Longer-term growth is expected to remain around 2 percent a year, a level the economy would have likely maintained without the added stimulus from the Republican tax law, he said.  

“Although of course we are left with much bigger deficits and larger debt burden.”

The U.S. economy grew at a 2.3 percent pace in 2017, up from 1.5 percent in 2016 and only 0.1 percent shy of the Obama White House’s projection.  

The Federal Reserve, meanwhile, in its most recent analysis in December said that growth this year would settle around 2.5 percent but fall to 2.1 percent in 2019 and 2 percent in 2020. 

At their latest meeting in January, central bankers said “they anticipated that the rate of economic growth in 2018 would exceed their estimates of its sustainable longer-run pace and that labor market conditions would strengthen further.” 

Most of that upward adjustment is from “information suggesting that the effects of recently enacted tax changes — while still uncertain — might be somewhat larger in the near term than previously thought,” the Fed said in January meeting minutes released on Wednesday. 

While jobs growth has remained steady, the labor market added the fewest since 2012 during Trump’s first year in office.

The economy added 200,000 jobs in January, more than expected, and boasted the strongest wage growth since the 2008 recession. Wages increased 2.9 percent in 2017, the best rate since May 2009, as the labor market tightened and states raised their minimum wage levels. 

The unemployment rate has held at 4.1 percent for the past several months, a 17-year low. 

But baby boomers hitting retirement age and Trump’s push for tighter immigration policies are likely to further shrink an already tight labor force, likely making it difficult to achieve faster growth. 

“The administration’s wishful growth forecast far exceeds those from independent sources, such as the Fed, Wall Street firms and international economic agencies,” said Aaron Sojourner, an economist at the University of Minnesota, who recently worked for the CEA under Obama and Trump. 
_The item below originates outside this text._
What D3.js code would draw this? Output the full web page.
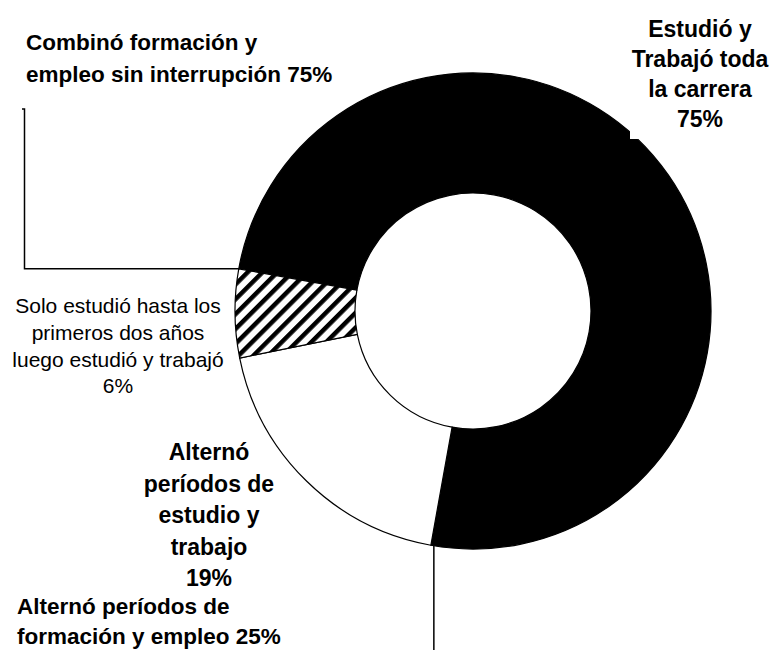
<!DOCTYPE html>
<html>
<head>
<meta charset="utf-8">
<script src="https://cdn.jsdelivr.net/npm/d3@7"></script>
<style>
  body { margin: 0; background: #fff; }
  svg text { font-family: "Liberation Sans", Arial, sans-serif; fill: #000; }
</style>
</head>
<body>
<svg id="chart"></svg>
<script>
// data
var categories = ["Estudió y Trabajó toda la carrera", "Alternó períodos de estudio y trabajo", "Solo estudió hasta los primeros dos años luego estudió y trabajó"];
var values = [75, 19, 6];
var sliceLabels = [
    ["Estudió y", "Trabajó toda", "la carrera", "75%"],
    ["Alternó", "períodos de", "estudio y", "trabajo", "19%"],
    ["Solo estudió hasta los", "primeros dos años", "luego estudió y trabajó", "6%"]
];
var groupLabels = [
    ["Combinó formación y", "empleo sin interrupción 75%"],
    ["Alternó períodos de", "formación y empleo 25%"]
];

var dims = { width: 773, height: 650, cx: 473, cy: 311, outer: 238, inner: 118 };
var svg = d3.select("#chart").attr("width", dims.width).attr("height", dims.height);

// hatch pattern
var pat = svg.append("defs").append("pattern")
    .attr("id", "hatch")
    .attr("patternUnits", "userSpaceOnUse")
    .attr("width", 10.5).attr("height", 10.5)
    .attr("patternTransform", "rotate(45)");
pat.append("rect").attr("width", 10.5).attr("height", 10.5).attr("fill", "#fff");
pat.append("rect").attr("x", 0).attr("width", 4.5).attr("height", 10.5).attr("fill", "#000");

var fills = ["#000", "#fff", "url(#hatch)"];

var startDeg = -79.8;
var pie = d3.pie().sort(null)
    .startAngle(startDeg * Math.PI / 180)
    .endAngle((startDeg + 360) * Math.PI / 180);
var arcs = pie(values);
var arc = d3.arc().innerRadius(dims.inner).outerRadius(dims.outer);

var g = svg.append("g").attr("transform", `translate(${dims.cx},${dims.cy})`);
g.selectAll("path")
    .data(arcs)
    .enter()
    .append("path")
    .attr("d", arc)
    .attr("fill", (d, i) => fills[i])
    .attr("stroke", "#000")
    .attr("stroke-width", 1.2);

// point on the outer edge at an angle
function outerPt(a) {
    return [dims.cx + dims.outer * Math.sin(a), dims.cy - dims.outer * Math.cos(a)];
}

// leader lines
var pHatch = outerPt(arcs[2].endAngle);
svg.append("path")
    .attr("d", `M22,109 L24.5,109 L24.5,${pHatch[1]} L${pHatch[0]},${pHatch[1]}`)
    .attr("fill", "none").attr("stroke", "#000").attr("stroke-width", 1.5);
var pWhite = outerPt(arcs[1].startAngle);
svg.append("path")
    .attr("d", `M${pWhite[0] + 3},${pWhite[1]} L${pWhite[0] + 3},${dims.height}`)
    .attr("fill", "none").attr("stroke", "#000").attr("stroke-width", 1.5);

// label box of first slice covers a bit of the ring
svg.append("rect").attr("x", 630).attr("y", 8).attr("width", 143).attr("height", 131).attr("fill", "#fff");

function addLines(lines, x, y0, step, anchor, weight, size) {
    var t = svg.append("text")
        .attr("text-anchor", anchor)
        .attr("font-weight", weight)
        .attr("font-size", size);
    lines.forEach((l, i) => {
        t.append("tspan").attr("x", x).attr("y", y0 + i * step).text(l);
    });
}

addLines(sliceLabels[0], 700, 37, 30, "middle", "bold", 23);
addLines(sliceLabels[1], 209, 460, 31.5, "middle", "bold", 23);
addLines(sliceLabels[2], 118, 313, 26.8, "middle", "normal", 21);
addLines(groupLabels[0], 26, 50, 32, "start", "bold", 22.5);
addLines(groupLabels[1], 17, 614, 29.5, "start", "bold", 22.5);
</script>
</body>
</html>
“Tax changes may boost growth a little, but less than they are promising,” Sojourner said. 

Still, the uptick in business and consumer confidence — spending amounts to nearly 70 percent of the economy — could provide another lift to economic growth, at least for this year.

The Conference Board is forecasting the economy to grow by as much as 2.9 percent in 2018 behind wage growth and higher producer prices, which both signal firming inflation.

Market volatility “reminds business leaders that expansions are not immortal,” the Conference Board said in its Feb. 14 analysis. 

Trump had campaigned on boosting economic growth to a 4 percent to 5 percent pace. Economists roundly dismissed that promise as improbable, even as congressional Republicans praised Trump’s optimism.

Now the Trump administration and GOP Congress have coalesced around bringing economic growth up 3 percent a year, saying their policies can consistently achieve that level of expansion. 

“We, at the CEA, and in this White House, don’t accept that there’s a new normal,” Hassett said Thursday.  

“You can see that there’s a very strong case to be made that we can just go back to normal and stop modifying the word ‘normal’ when we think about the economy.”